Malik Riahi supprime la vidéo de son téléphone et l’officier déchire alors les PV sous ses yeux et propose même du café et de l’eau à Malik, ce qu’il refuse. Les deux frères Aziz Riahi et Malik Riahi quittent le commissariat sans leur frère Said qui passera sa première nuit en prison.

Harcèlement continu des frères Riahi

Le 29 septembre 2020, dans un procès en appel, le tribunal d’Ain Témouchent confirme le verdict d’un an de prison ferme pour Saïd Riahi. Il n’est cependant remis en liberté que le 30 mars 2022.

Le 4 avril 2021, la police appréhende Mohamed Tadjadit dans un appartement à Aïn Benian, où il se trouvait avec Malik Riahi. Tous deux ont été placés en garde à vue, avant d’être transférés en prison. Condamné à 16 mois de prison ferme le 27 juillet 2022, Malik Riahi est toujours détenu à la Prison d’El Harrach à Alger.

Le vendredi 23 avril 2021, lors des manifestations du Hirak à Alger, Aziz Riahi est arrêté. Présenté le mardi 27 avril devant le procureur du tribunal de Sidi M’hamed, il est placé sous contrôle judiciaire.

Le harcèlement des frères Riahi illustre encore une fois les méthodes du régime algérien et de ses polices. Ce qui n’est pas sans évoquer les raids punitifs à l’époque de la sale guerre où des familles, voire des quartiers où même des villages, devaient collectivement payer pour les actes ou positions présumés de l’un des leurs.

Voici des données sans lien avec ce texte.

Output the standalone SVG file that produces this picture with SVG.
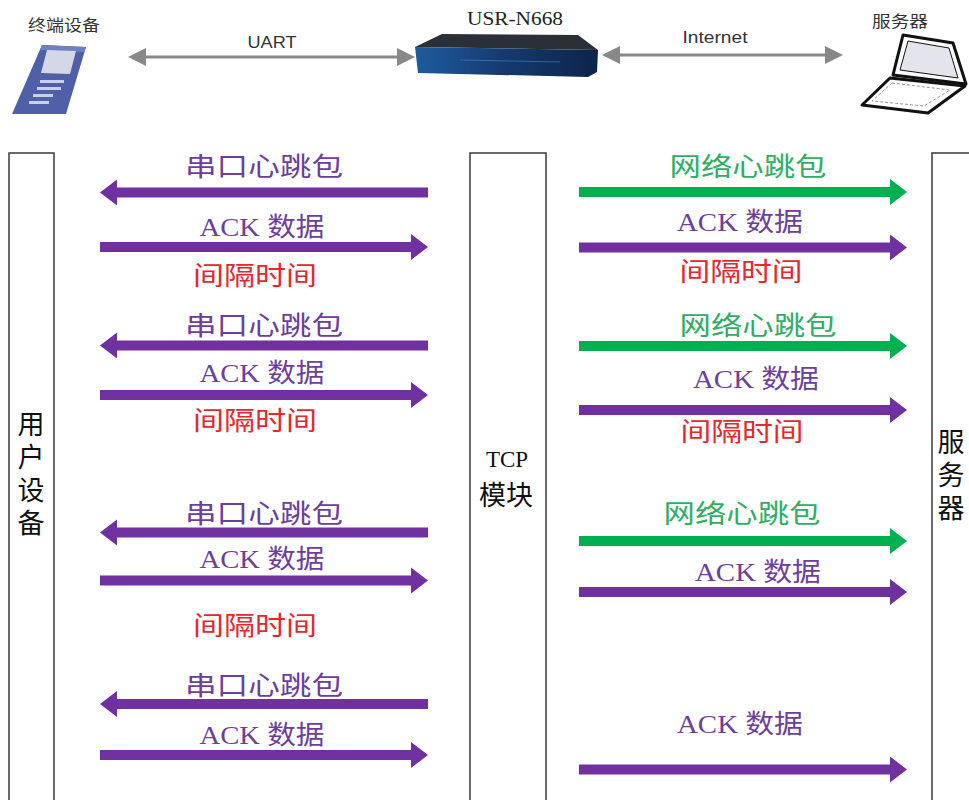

L’objectif en l’occurrence est de frapper les esprits, de terroriser les militants du Hirak et leurs familles. En visant les frères Riahi, le parquet aux ordres abandonne une mère de famille malade et esseulée. C’est toute une génération conscientisée par le Hirak que la junte militaire veut à tout prix bâillonner et isoler du reste de la société. Une génération à qui les décideurs ne pardonnent pas d’avoir ridiculisé toute la propagande de la sale guerre et d’avoir surtout et en un temps record mis en exergue toutes les limites et dérives du régime. C’est cette jeunesse qui se situe à des années-lumière d’une façade politique sénile dont l’unique mission est d’assurer la pérennité du système de la prédation qui est à présent la cible principale de la dictature.